__Supplied records__

------------------------------------------------------------

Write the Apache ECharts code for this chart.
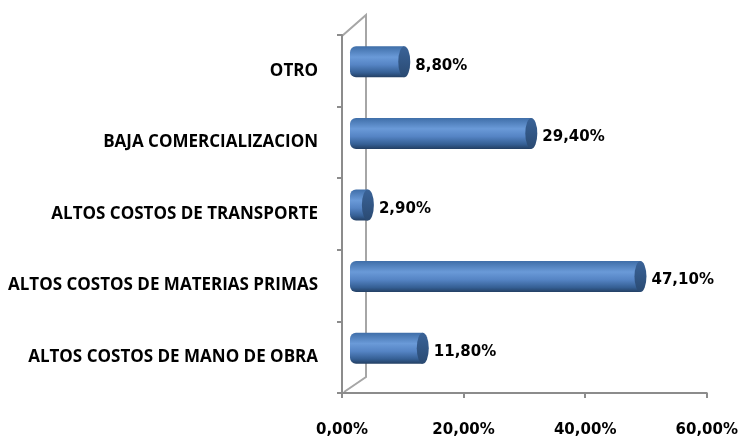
<!DOCTYPE html>
<html>
<head>
<meta charset="utf-8">
<script src="https://cdn.jsdelivr.net/npm/echarts@6/dist/echarts.min.js"></script>
<style>
  html, body { margin: 0; padding: 0; background: #fff; }
  #chart { width: 741px; height: 439px; }
</style>
</head>
<body>
<div id="chart"></div>
<script>
// datos (de abajo hacia arriba)
const categories = [
  'ALTOS COSTOS DE MANO DE OBRA',
  'ALTOS COSTOS DE MATERIAS PRIMAS',
  'ALTOS COSTOS DE TRANSPORTE',
  'BAJA COMERCIALIZACION',
  'OTRO'
]
const values = [11.8, 47.1, 2.9, 29.4, 8.8]
const xTicks = [0, 20, 40, 60]

const fmt = v => v.toFixed(2).replace('.', ',') + '%'

const mycharts = echarts.init(document.getElementById('chart'))
mycharts.setOption({
  animation: false,
  grid: [
    { left: 342, right: 33, top: 35, bottom: 46 },
    { left: 350, right: 21, top: 26, bottom: 55 }
  ],
  xAxis: [
    {
      gridIndex: 0,
      type: 'value',
      min: xTicks[0],
      max: xTicks[xTicks.length - 1],
      interval: 20,
      splitLine: { show: false },
      axisLine: { show: true, lineStyle: { color: '#8c8c8c', width: 2 } },
      axisTick: { show: true, length: 5, lineStyle: { color: '#8c8c8c', width: 2 } },
      axisLabel: {
        margin: 30,
        formatter: v => fmt(v),
        color: '#000',
        fontFamily: 'DejaVu Sans',
        fontWeight: 'bold',
        fontSize: 15
      }
    },
    {
      gridIndex: 1,
      type: 'value',
      min: 0,
      max: 60,
      show: false
    }
  ],
  yAxis: [
    {
      gridIndex: 0,
      type: 'category',
      data: categories,
      axisLine: { show: true, lineStyle: { color: '#8c8c8c', width: 2 } },
      axisTick: { show: true, length: 5, lineStyle: { color: '#8c8c8c', width: 2 } },
      axisLabel: {
        margin: 24,
        color: '#000',
        fontFamily: 'Open Sans',
        fontWeight: 'bold',
        fontSize: 17
      }
    },
    {
      gridIndex: 1,
      type: 'category',
      data: categories,
      show: false
    }
  ],
  // marco 3D
  graphic: [
    { type: 'polyline', z: -1, shape: { points: [[342, 36], [366, 15], [366, 377], [344, 392]] },
      style: { stroke: '#a6a6a6', lineWidth: 2, fill: null } }
  ],
  series: [
    {
      type: 'bar',
      xAxisIndex: 1,
      yAxisIndex: 1,
      data: values,
      barWidth: 31,
      z: 3,
      itemStyle: {
        borderRadius: [6, 0, 0, 6],
        color: new echarts.graphic.LinearGradient(0, 0, 0, 1, [
          { offset: 0, color: '#3f6ea8' },
          { offset: 0.35, color: '#6a9ad8' },
          { offset: 0.6, color: '#5584c4' },
          { offset: 0.85, color: '#355f94' },
          { offset: 1, color: '#233f63' }
        ])
      },
      label: {
        show: true,
        position: 'right',
        distance: 11,
        offset: [0, 4],
        formatter: p => fmt(p.value),
        color: '#000',
        fontFamily: 'DejaVu Sans',
        fontWeight: 'bold',
        fontSize: 15
      }
    },
    {
      type: 'pictorialBar',
      xAxisIndex: 1,
      yAxisIndex: 1,
      data: values,
      symbol: 'circle',
      symbolSize: [12, 31],
      symbolPosition: 'end',
      symbolOffset: ['50%', 0],
      z: 4,
      itemStyle: {
        color: new echarts.graphic.LinearGradient(0, 0, 0, 1, [
          { offset: 0, color: '#3a6398' },
          { offset: 1, color: '#2a4a72' }
        ])
      }
    }
  ]
})
</script>
</body>
</html>
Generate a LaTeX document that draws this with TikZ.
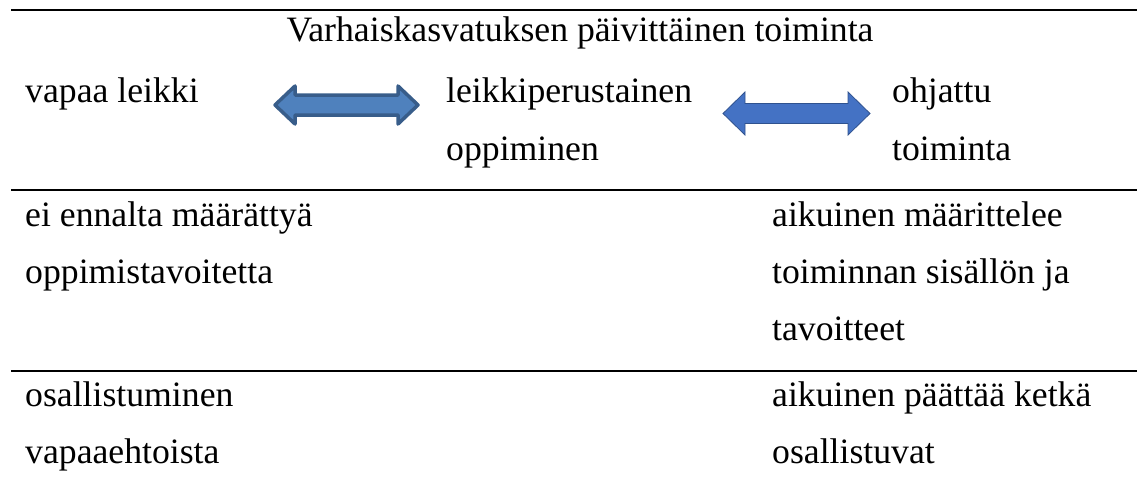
\documentclass[tikz,border=0pt]{standalone}
\usepackage{fontspec}
\setmainfont{Liberation Serif}
\definecolor{arrAfill}{HTML}{4F81BD}
\definecolor{arrAline}{HTML}{385D8A}
\definecolor{arrBfill}{HTML}{4472C4}
\definecolor{arrBline}{HTML}{2F528F}
\tikzset{
  txt/.style={anchor=base west, inner sep=0pt, font=\fontsize{35.7}{40}\selectfont},
  ttl/.style={anchor=base, inner sep=0pt, font=\fontsize{35.7}{40}\selectfont},
  rulel/.style={line width=2.6pt, black},
  arrowA/.style={fill=arrAfill, draw=arrAline, line width=3.5pt, line join=round},
  arrowB/.style={fill=arrBfill, draw=arrBline, line width=0.8pt, line join=miter}
}
\begin{document}
\begin{tikzpicture}[x=1pt,y=-1pt]
\useasboundingbox (0,0) rectangle (1137,487);
% rules
\coordinate (r1a) at (11,10);  \coordinate (r1b) at (1137,10);
\coordinate (r2a) at (11,190); \coordinate (r2b) at (1137,190);
\coordinate (r3a) at (11,371); \coordinate (r3b) at (1137,371);
\draw[rulel] (r1a) -- (r1b);
\draw[rulel] (r2a) -- (r2b);
\draw[rulel] (r3a) -- (r3b);
% title and header row
\node[ttl] (title) at (580,42) {Varhaiskasvatuksen päivittäinen toiminta};
\node[txt] (vapaa) at (25,102) {vapaa leikki};
\node[txt] (leikki1) at (446,102) {leikkiperustainen};
\node[txt] (leikki2) at (446,160) {oppiminen};
\node[txt] (ohj1) at (892,102) {ohjattu};
\node[txt] (ohj2) at (892,160) {toiminta};
% arrows
\draw[arrowA] (275,105) -- (295,86) -- (295,95) -- (398,95) -- (398,86) -- (418,105)
  -- (398,124) -- (398,115) -- (295,115) -- (295,124) -- cycle;
\draw[arrowB] (723,113.5) -- (745,92) -- (745,103.5) -- (848,103.5) -- (848,92) -- (870,113.5)
  -- (848,135) -- (848,123.5) -- (745,123.5) -- (745,135) -- cycle;
% second section
\node[txt] (ei1) at (25,226) {ei ennalta määrättyä};
\node[txt] (ei2) at (25,283) {oppimistavoitetta};
\node[txt] (aik1) at (772,226) {aikuinen määrittelee};
\node[txt] (aik2) at (772,283) {toiminnan sisällön ja};
\node[txt] (aik3) at (772,340) {tavoitteet};
% third section
\node[txt] (osa1) at (25,406) {osallistuminen};
\node[txt] (osa2) at (25,463) {vapaaehtoista};
\node[txt] (pa1) at (772,406) {aikuinen päättää ketkä};
\node[txt] (pa2) at (772,463) {osallistuvat};
\end{tikzpicture}
\end{document}
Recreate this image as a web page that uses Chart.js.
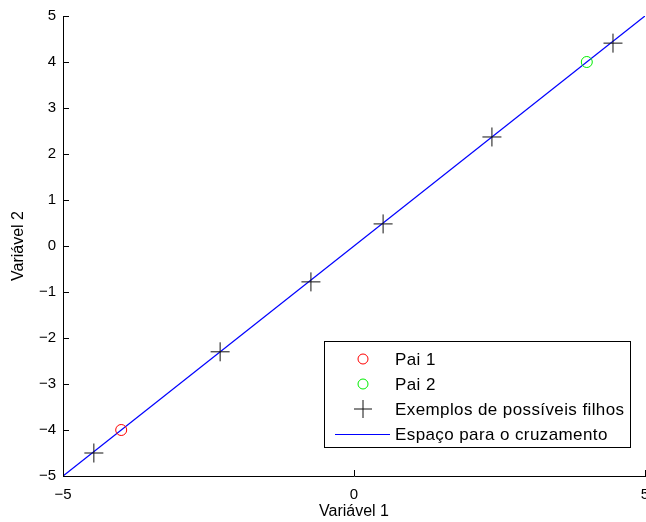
<!DOCTYPE html>
<html>
<head>
<meta charset="utf-8">
<script src="https://cdn.jsdelivr.net/npm/chart.js@4/dist/chart.umd.min.js"></script>
<style>
  html, body { margin: 0; padding: 0; background: #fff; overflow: hidden; }
  #box { width: 660px; height: 522px; }
</style>
</head>
<body>
<div id="box"><canvas id="grafico" width="660" height="522"></canvas></div>
<script>
// dados
var pai1X = [-4.0];
var pai1Y = [-4.0];
var pai2X = [4.0];
var pai2Y = [4.0];
var filhosX = [-4.47, -2.30, -0.74, 0.50, 2.37, 4.45];
var filhosY = [-4.50, -2.30, -0.78, 0.48, 2.37, 4.41];
var linhaX = [-5, 5];
var linhaY = [-5, 5];
var ticksX = [-5, 0, 5];
var ticksY = [-5, -4, -3, -2, -1, 0, 1, 2, 3, 4, 5];
var rotulos = ["Pai 1", "Pai 2", "Exemplos de possíveis filhos", "Espaço para o cruzamento"];

function pontos(xs, ys) {
  var out = [];
  for (var i = 0; i < xs.length; i++) out.push({x: xs[i], y: ys[i]});
  return out;
}
function menos(v) {
  return v < 0 ? '\u2212' + Math.abs(v) : '' + v;
}

var fonte = "'Liberation Sans', Arial, sans-serif";

// marcas de escala para dentro (estilo matlab)
var marcas = {
  id: 'marcas',
  afterDraw: function(chart) {
    var ctx = chart.ctx, a = chart.chartArea;
    var sx = chart.scales.x, sy = chart.scales.y;
    ctx.save();
    ctx.strokeStyle = '#000';
    ctx.lineWidth = 1;
    ctx.beginPath();
    ticksX.forEach(function(v) {
      var px = Math.round(sx.getPixelForValue(v)) + 0.5;
      ctx.moveTo(px, a.bottom);
      ctx.lineTo(px, a.bottom - 6);
    });
    ticksY.forEach(function(v) {
      var py = Math.round(sy.getPixelForValue(v)) + 0.5;
      ctx.moveTo(a.left, py);
      ctx.lineTo(a.left + 6, py);
    });
    ctx.stroke();
    ctx.restore();
  }
};

// legenda dentro do grafico
var legenda = {
  id: 'legenda',
  afterDraw: function(chart) {
    var ctx = chart.ctx, a = chart.chartArea;
    var x0 = a.right - 321, y0 = a.bottom - 135, w = 306, h = 106;
    ctx.save();
    ctx.fillStyle = '#fff';
    ctx.fillRect(x0, y0, w, h);
    ctx.strokeStyle = '#000';
    ctx.lineWidth = 1;
    ctx.strokeRect(x0 + 0.5, y0 + 0.5, w, h);
    ctx.font = '17px ' + fonte;
    ctx.letterSpacing = '0.4px';
    ctx.textBaseline = 'middle';
    ctx.textAlign = 'left';
    var ds = chart.data.datasets;
    for (var i = 0; i < ds.length; i++) {
      var cy = y0 + 18 + i * 25;
      var mx = x0 + 39;
      ctx.strokeStyle = ds[i].borderColor;
      ctx.lineWidth = 1;
      ctx.beginPath();
      if (ds[i].showLine) {
        ctx.moveTo(x0 + 11, cy + 0.5);
        ctx.lineTo(x0 + 66, cy + 0.5);
      } else if (ds[i].pointStyle === 'cross') {
        ctx.moveTo(mx - 9, cy); ctx.lineTo(mx + 9, cy);
        ctx.moveTo(mx, cy - 9); ctx.lineTo(mx, cy + 9);
      } else {
        ctx.arc(mx, cy, 5, 0, Math.PI * 2);
      }
      ctx.stroke();
      ctx.fillStyle = '#000';
      ctx.fillText(ds[i].label, x0 + 71, cy + 1);
    }
    ctx.restore();
  }
};

var ctx = document.getElementById("grafico").getContext("2d");
var grafico = new Chart(ctx, {
  type: 'scatter',
  data: {
    datasets: [
      { label: rotulos[0], data: pontos(pai1X, pai1Y), borderColor: '#ff0000', backgroundColor: 'rgba(0,0,0,0)',
        pointStyle: 'circle', pointRadius: 5.5, borderWidth: 1 },
      { label: rotulos[1], data: pontos(pai2X, pai2Y), borderColor: '#00ee00', backgroundColor: 'rgba(0,0,0,0)',
        pointStyle: 'circle', pointRadius: 5.5, borderWidth: 1 },
      { label: rotulos[2], data: pontos(filhosX, filhosY), borderColor: '#111', backgroundColor: 'rgba(0,0,0,0)',
        pointStyle: 'cross', pointRadius: 9.5, borderWidth: 1 },
      { label: rotulos[3], data: pontos(linhaX, linhaY), borderColor: '#0000ff', backgroundColor: '#0000ff',
        showLine: true, pointRadius: 0, borderWidth: 1.3 }
    ]
  },
  plugins: [marcas, legenda],
  options: {
    responsive: false,
    animation: false,
    events: [],
    layout: { padding: { top: 16, right: 15, left: 0, bottom: 0 } },
    plugins: { legend: { display: false }, tooltip: { enabled: false } },
    scales: {
      x: {
        type: 'linear', min: -5, max: 5,
        afterBuildTicks: function(s) { s.ticks = ticksX.map(function(v) { return {value: v}; }); },
        afterFit: function(s) { s.height = 46; },
        grid: { display: false, drawTicks: false },
        border: { display: true, color: '#000', width: 1 },
        ticks: { color: '#000', font: { size: 15, family: fonte }, padding: 10, maxRotation: 0, callback: menos },
        title: { display: true, text: 'Variável 1', color: '#000', font: { size: 16, family: fonte }, padding: { top: 0, bottom: 1 } }
      },
      y: {
        type: 'linear', min: -5, max: 5,
        afterBuildTicks: function(s) { s.ticks = ticksY.map(function(v) { return {value: v}; }); },
        afterFit: function(s) { s.width = 63; },
        grid: { display: false, drawTicks: false },
        border: { display: true, color: '#000', width: 1 },
        ticks: { color: '#000', font: { size: 15, family: fonte }, padding: 7, callback: menos },
        title: { display: true, text: 'Variável 2', color: '#000', font: { size: 16, family: fonte }, padding: { top: 9, bottom: 0 } }
      }
    }
  }
});
</script>
</body>
</html>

------------------------------------------------------------

__What is being asked__
Restate word for word only the lines from where the entries begin through the one with "const fmt = v"; omit the pictures.

__Completed exercise__
Write the Apache ECharts code for this chart.
<!DOCTYPE html>
<html>
<head>
<meta charset="utf-8">
<script src="https://cdn.jsdelivr.net/npm/echarts@6/dist/echarts.min.js"></script>
<style>
  html, body { margin: 0; padding: 0; background: #fff; }
  #chart { width: 741px; height: 439px; }
</style>
</head>
<body>
<div id="chart"></div>
<script>
// datos (de abajo hacia arriba)
const categories = [
  'ALTOS COSTOS DE MANO DE OBRA',
  'ALTOS COSTOS DE MATERIAS PRIMAS',
  'ALTOS COSTOS DE TRANSPORTE',
  'BAJA COMERCIALIZACION',
  'OTRO'
]
const values = [11.8, 47.1, 2.9, 29.4, 8.8]
const xTicks = [0, 20, 40, 60]

const fmt = v => v.toFixed(2).replace('.', ',') + '%'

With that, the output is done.